Swimming beaches of the last generations

Posted

Without the Delano-Hitch pool open this summer, some children are congregating at water spray stations set up around the city by the Recreation Department. Kids can splash through the water that comes from special hose nozzles fanning the refreshing mist out into patterns in the air – for a couple of hours at varying locations like neighborhood corner parks.

Splashing and dunking opportunities are far fewer than in my childhood and generations before me. In the mid-twentieth century, Newburgh had three pools – Delano Hitch at the Recreation Park – a.k.a. “the rec,” in mid-town and full-size pools at both the YMCA and the YWCA in downtown.
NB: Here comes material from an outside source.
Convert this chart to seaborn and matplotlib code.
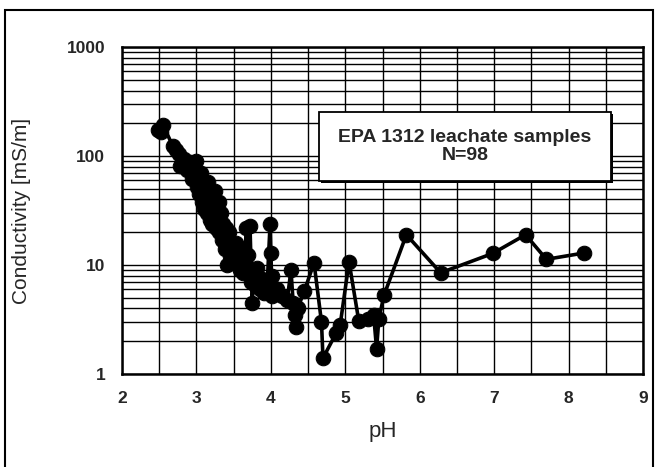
import numpy as np
import pandas as pd
import matplotlib
matplotlib.use("Agg")
import matplotlib.pyplot as plt
from matplotlib.patches import Rectangle
from matplotlib.ticker import LogLocator, MultipleLocator, FixedLocator, FixedFormatter
import seaborn as sns

# EPA 1312 leachate samples
ph = [2.48, 2.52, 2.55, 2.68, 2.72, 2.76, 2.78, 2.84, 2.88, 2.92,
      2.94, 2.97, 3.00, 3.01, 3.03, 3.05, 3.06, 3.07, 3.09, 3.10,
      3.12, 3.13, 3.14, 3.15, 3.17, 3.18, 3.20, 3.21, 3.22, 3.23,
      3.25, 3.26, 3.28, 3.30, 3.31, 3.33, 3.35, 3.36, 3.38, 3.40,
      3.41, 3.43, 3.44, 3.45, 3.47, 3.49, 3.51, 3.53, 3.55, 3.57,
      3.59, 3.61, 3.63, 3.65, 3.67, 3.69, 3.70, 3.72, 3.74, 3.75,
      3.77, 3.79, 3.82, 3.85, 3.88, 3.91, 3.95, 3.99, 4.00, 4.01,
      4.02, 4.08, 4.15, 4.22, 4.27, 4.30, 4.33, 4.34, 4.36, 4.45,
      4.58, 4.68, 4.70, 4.88, 4.93, 5.05, 5.18, 5.30, 5.38, 5.42,
      5.45, 5.52, 5.82, 6.28, 6.98, 7.42, 7.70, 8.20]
conductivity = [175, 165, 195, 125, 115, 105, 82, 95, 75, 88,
                62, 78, 90, 52, 45, 60, 70, 38, 55, 33,
                42, 50, 30, 58, 36, 26, 44, 24, 40, 32,
                48, 22, 28, 38, 20, 30, 17, 24, 14, 22,
                10, 18, 20, 12, 15, 11, 13, 16, 10.5, 12,
                9, 14, 8.5, 11, 22, 12.5, 9, 23, 7, 4.5,
                8, 6.5, 9.5, 6, 7.5, 5.5, 6.5, 24, 13, 8,
                5.2, 6, 5.2, 4.8, 9, 4.5, 3.5, 2.7, 4, 5.8,
                10.5, 3.0, 1.4, 2.4, 2.8, 10.7, 3.1, 3.2, 3.5, 1.7,
                3.2, 5.3, 19, 8.5, 12.8, 19, 11.3, 12.9]

df = pd.DataFrame({"pH": ph, "cond": conductivity})

sns.set_style("white")
plt.rcParams["font.family"] = ["Liberation Sans", "DejaVu Sans"]

fig = plt.figure(figsize=(6.59, 4.67), dpi=100)
ax = fig.add_axes([0.185, 0.199, 0.791, 0.70])

sns.lineplot(data=df, x="pH", y="cond", estimator=None, sort=True,
             color="black", linewidth=2.6, marker="o", markersize=10.5,
             markeredgecolor="black", ax=ax)

ax.set_yscale("log")
ax.set_xlim(2, 9)
ax.set_ylim(1, 1000)
ax.xaxis.set_major_locator(MultipleLocator(1))
ax.xaxis.set_minor_locator(MultipleLocator(0.5))
ax.yaxis.set_major_locator(FixedLocator([1, 10, 100, 1000]))
ax.yaxis.set_major_formatter(FixedFormatter(["1", "10", "100", "1000"]))
ax.yaxis.set_minor_locator(LogLocator(base=10, subs=np.arange(2, 10)))
ax.yaxis.set_minor_formatter(FixedFormatter([]))
ax.grid(which="both", color="black", linewidth=1.0)
ax.set_axisbelow(True)
for s in ax.spines.values():
    s.set_color("black")
    s.set_linewidth(1.8)
ax.tick_params(axis="both", which="major", labelsize=12.5, length=4, width=1.2,
               color="black", direction="out", pad=8)
ax.tick_params(axis="both", which="minor", length=0)
for lbl in ax.get_xticklabels() + ax.get_yticklabels():
    lbl.set_fontweight("bold")
ax.set_xlabel("pH", fontsize=16)
ax.set_ylabel("Conductivity [mS/m]", fontsize=15)
ax.xaxis.set_label_coords(0.5, -0.145)
ax.yaxis.set_label_coords(-0.175, 0.5)

# text box with a small drop shadow
ax.add_patch(Rectangle((0.382, 0.585), 0.56, 0.21, transform=ax.transAxes,
                       facecolor="black", edgecolor="none", zorder=4))
ax.add_patch(Rectangle((0.378, 0.592), 0.56, 0.21, transform=ax.transAxes,
                       facecolor="white", edgecolor="black", linewidth=1.3, zorder=5))
ax.text(0.658, 0.697, "EPA 1312 leachate samples\nN=98", transform=ax.transAxes,
        ha="center", va="center", fontsize=14, fontweight="bold", linespacing=1.1,
        zorder=6)

fig.patches.append(Rectangle((0.008, -0.02), 0.983, 0.998, transform=fig.transFigure,
                             fill=False, edgecolor="black", linewidth=1.5))

fig.savefig("out.png", dpi=100)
Step back another generation to the early 20th century, and swimming was not as managed (or safe) but opportunities were vast. Until the end of the 1920’s a trolley took passengers out South Street/Route 52 to Orange Lake which had a bathing beach as part of its amusement park. There was also fresh water swimming on the far southside of Newburgh at a sandy beach at Crystal Lake at the end of Temple Avenue. Plus, people swam right in the Hudson River, never a safe option but mighty popular with Newburgh children. My old friend, Warren Boyd, told me about swimming at the unofficial open water sections of the Hudson between old industrial docks and how he and his pals had to watch out for the police who chased them back to the safety of land. The policeman who first blew his whistle and called Warren out of the Hudson was a city officer named Warren Boyd! They laughed about their shared name, and my friend said he knew he wouldn’t get away with much illicit swimming again.

There were other unofficial Hudson River swimming beaches; one was in Balmville at the foot of Commonwealth Avenue on a sandy spit of land where children and whole families waded in after crossing the railroad tracks – a second danger that folks ignored for the chance to plunge in and cool off in those days before air conditioning. On the opposite shore, in south Beacon, the peninsula of Dennings Point had a swimming beach too that attracted hundreds on sweltering days. Newburghers could take the ferry and walk through the woods and across the tracks out to the point or find a neighbor who would drive them right to the gate. Today, a walk around the perimeter trail of Dennings Point gives no hint of the location or size of its old rocky summer beach. Trees have grown back to the shore, and one must scramble down a steep hillside to reach the river and the lovely view back to Newburgh that swimmers once enjoyed.

The sight and the danger of young teens jumping from old coal docks into river water that was far from clean and free of submerged obstructions is what prompted Newburgh’s great benefactor, Annie Delano Hitch, to invest in a modern pool facility for its citizens in 1931. We all root for a plan that will see it repaired and reopened before its centennial.